Note: Using column_styles is capable of styling 1,000,000 rows in just ~3 seconds!

Importing to a DataFrame (Reading from Excel)

To extract data back into a pandas.DataFrame with maximum performance, use Worksheet.read_dataframe().

Instead of allocating Python Cell objects for the entire document, this method uses the underlying C++ XML XLStreamReader to extract raw values instantly.

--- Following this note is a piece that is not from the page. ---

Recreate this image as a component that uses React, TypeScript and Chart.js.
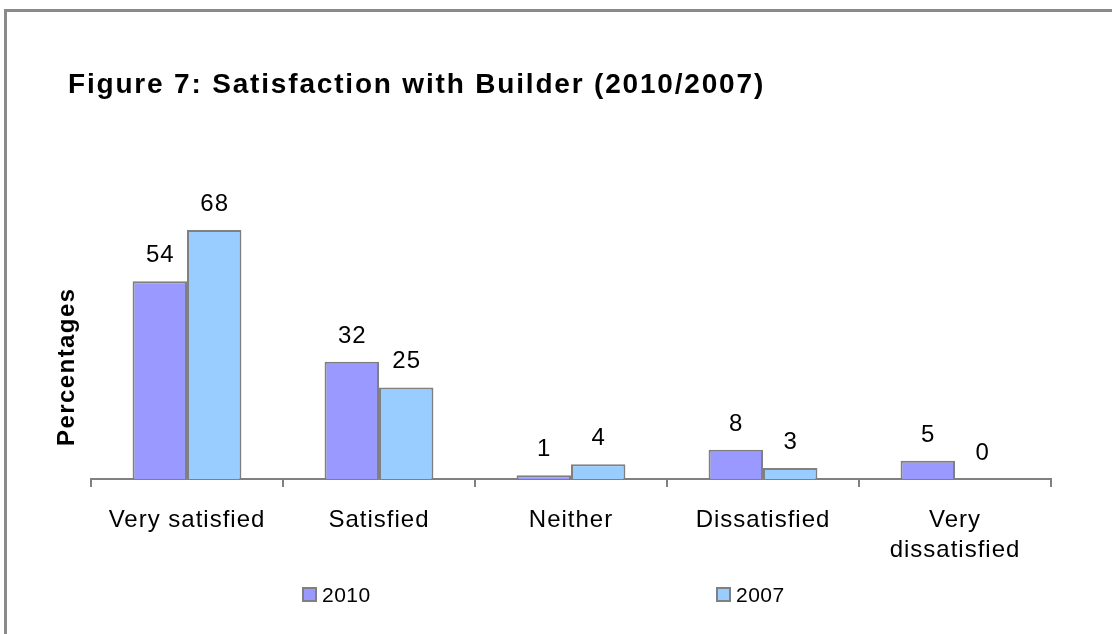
import React, { useEffect, useRef } from "react";
import { Chart, registerables } from "chart.js";

Chart.register(...registerables);

const categories: (string | string[])[] = [
  "Very satisfied",
  "Satisfied",
  "Neither",
  "Dissatisfied",
  ["Very", "dissatisfied"],
];
const values2010 = [54, 32, 1, 8, 5];
const values2007 = [68, 25, 4, 3, 0];
const seriesNames = ["2010", "2007"];
const seriesColors = ["#9999FF", "#99CCFF"];
const titleText = "Figure 7: Satisfaction with Builder (2010/2007)";
const yTitleText = "Percentages";

const FONT = "'Liberation Sans', Arial, sans-serif";
const W = 1112;
const H = 634;

function drawSpaced(ctx: CanvasRenderingContext2D, text: string, x: number, y: number, targetWidth: number) {
  ctx.letterSpacing = "0px";
  const w = ctx.measureText(text).width;
  const sp = (targetWidth - w) / Math.max(1, text.length - 1);
  ctx.letterSpacing = sp.toFixed(2) + "px";
  ctx.fillText(text, x, y);
  ctx.letterSpacing = "0px";
}

const decorPlugin = {
  id: "decor",
  beforeDraw(chart: any) {
    const ctx = chart.ctx as CanvasRenderingContext2D;
    ctx.save();
    ctx.fillStyle = "#ffffff";
    ctx.fillRect(0, 0, W, H);
    ctx.fillStyle = "#8a8a8a";
    ctx.fillRect(4, 9, 3, H);
    ctx.fillRect(4, 9, W, 3);
    ctx.restore();
    ctx.letterSpacing = "1px";
  },
  afterDatasetsDraw(chart: any) {
    const ctx = chart.ctx as CanvasRenderingContext2D;
    ctx.save();
    ctx.font = `24px ${FONT}`;
    ctx.fillStyle = "#000";
    ctx.textAlign = "center";
    ctx.textBaseline = "alphabetic";
    ctx.letterSpacing = "1px";
    chart.data.datasets.forEach((ds: any, i: number) => {
      const meta = chart.getDatasetMeta(i);
      meta.data.forEach((bar: any, j: number) => {
        ctx.fillText(String(ds.data[j]), bar.x + 0.5, bar.y - 19);
      });
    });
    ctx.restore();
  },
  afterDraw(chart: any) {
    const ctx = chart.ctx as CanvasRenderingContext2D;
    ctx.save();
    ctx.fillStyle = "#000";
    // Title
    ctx.font = `bold 28px ${FONT}`;
    ctx.textAlign = "left";
    ctx.textBaseline = "alphabetic";
    drawSpaced(ctx, titleText, 68, 93, 695);
    // Y axis title
    ctx.save();
    ctx.translate(74, 368);
    ctx.rotate(-Math.PI / 2);
    ctx.font = `bold 24px ${FONT}`;
    ctx.textAlign = "left";
    drawSpaced(ctx, yTitleText, -78, 0, 157);
    ctx.restore();
    // Legend
    const legendX = [302, 716];
    ctx.font = `21px ${FONT}`;
    ctx.textAlign = "left";
    ctx.letterSpacing = "0.5px";
    seriesNames.forEach((name, i) => {
      const x = legendX[i];
      ctx.fillStyle = seriesColors[i];
      ctx.fillRect(x, 587, 15, 15);
      ctx.strokeStyle = "#808080";
      ctx.lineWidth = 2;
      ctx.strokeRect(x + 1, 588, 13, 13);
      ctx.fillStyle = "#000";
      ctx.fillText(name, x + 20, 602);
    });
    ctx.restore();
  },
};

export default function App() {
  const canvasRef = useRef<HTMLCanvasElement | null>(null);

  useEffect(() => {
    const canvas = canvasRef.current;
    if (!canvas) return;
    const chart = new Chart(canvas, {
      type: "bar",
      data: {
        labels: categories,
        datasets: [
          {
            label: seriesNames[0],
            data: values2010,
            backgroundColor: seriesColors[0],
            borderColor: "#808080",
            borderWidth: 2,
            borderSkipped: "start",
            categoryPercentage: 0.567,
            barPercentage: 1,
          },
          {
            label: seriesNames[1],
            data: values2007,
            backgroundColor: seriesColors[1],
            borderColor: "#808080",
            borderWidth: 2,
            borderSkipped: "start",
            categoryPercentage: 0.567,
            barPercentage: 1,
          },
        ],
      },
      options: {
        responsive: false,
        maintainAspectRatio: false,
        devicePixelRatio: 1,
        animation: false,
        layout: { padding: { left: 91, right: 61, top: 186, bottom: 0 } },
        plugins: {
          legend: { display: false },
          title: { display: false },
          tooltip: { enabled: false },
        },
        scales: {
          x: {
            offset: true,
            grid: {
              display: true,
              drawOnChartArea: false,
              drawTicks: true,
              tickLength: 8,
              color: "#808080",
              lineWidth: 2,
              offset: true,
            },
            border: { display: true, color: "#808080", width: 2 },
            ticks: {
              color: "#000",
              padding: 18,
              maxRotation: 0,
              autoSkip: false,
              font: { family: FONT, size: 24, lineHeight: 1.25 },
            },
            afterFit: (scale: any) => {
              scale.height = H - 479;
            },
          },
          y: {
            display: false,
            min: 0,
            max: 80,
          },
        },
      },
      plugins: [decorPlugin],
    });
    return () => chart.destroy();
  }, []);

  return (
    <div style={{ position: "fixed", left: 0, top: 0, width: W, height: H, background: "#fff" }}>
      <canvas ref={canvasRef} width={W} height={H} style={{ display: "block", width: W, height: H }} />
    </div>
  );
}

from pyopenxlsx import load_workbook
import pandas as pd

wb = load_workbook("styled_export.xlsx")
ws = wb.active

# 1. Read the data directly into a DataFrame
# You can specify the exact bounding box, or let it read the entire used range
df_read = ws.read_dataframe(header=True)

# 2. Restore Date formats
# Since stream reading extracts raw Excel serial numbers (e.g., 44317.0) for maximum speed,
# you should use pandas' native vectorized functions to restore datetime objects:
if "Hire Date" in df_read.columns:
    df_read["Hire Date"] = pd.to_datetime(
        df_read["Hire Date"], 
        unit='D', 
        origin='1899-12-30'
    ).dt.date

print(df_read)

Async Pandas Operations

If you are building a web backend (like FastAPI) that exports or imports reports, you can use the async variants to completely offload the CPU-bound conversions and disk I/O to a threadpool, keeping your event loop responsive.

import asyncio
from pyopenxlsx import Workbook

async def export_report(df):
    wb = Workbook()
    ws = wb.active
    
    # Non-blocking DataFrame write
    await ws.write_dataframe_async(df)
    
    # Non-blocking zip compression and save
    await wb.save_async("async_report.xlsx")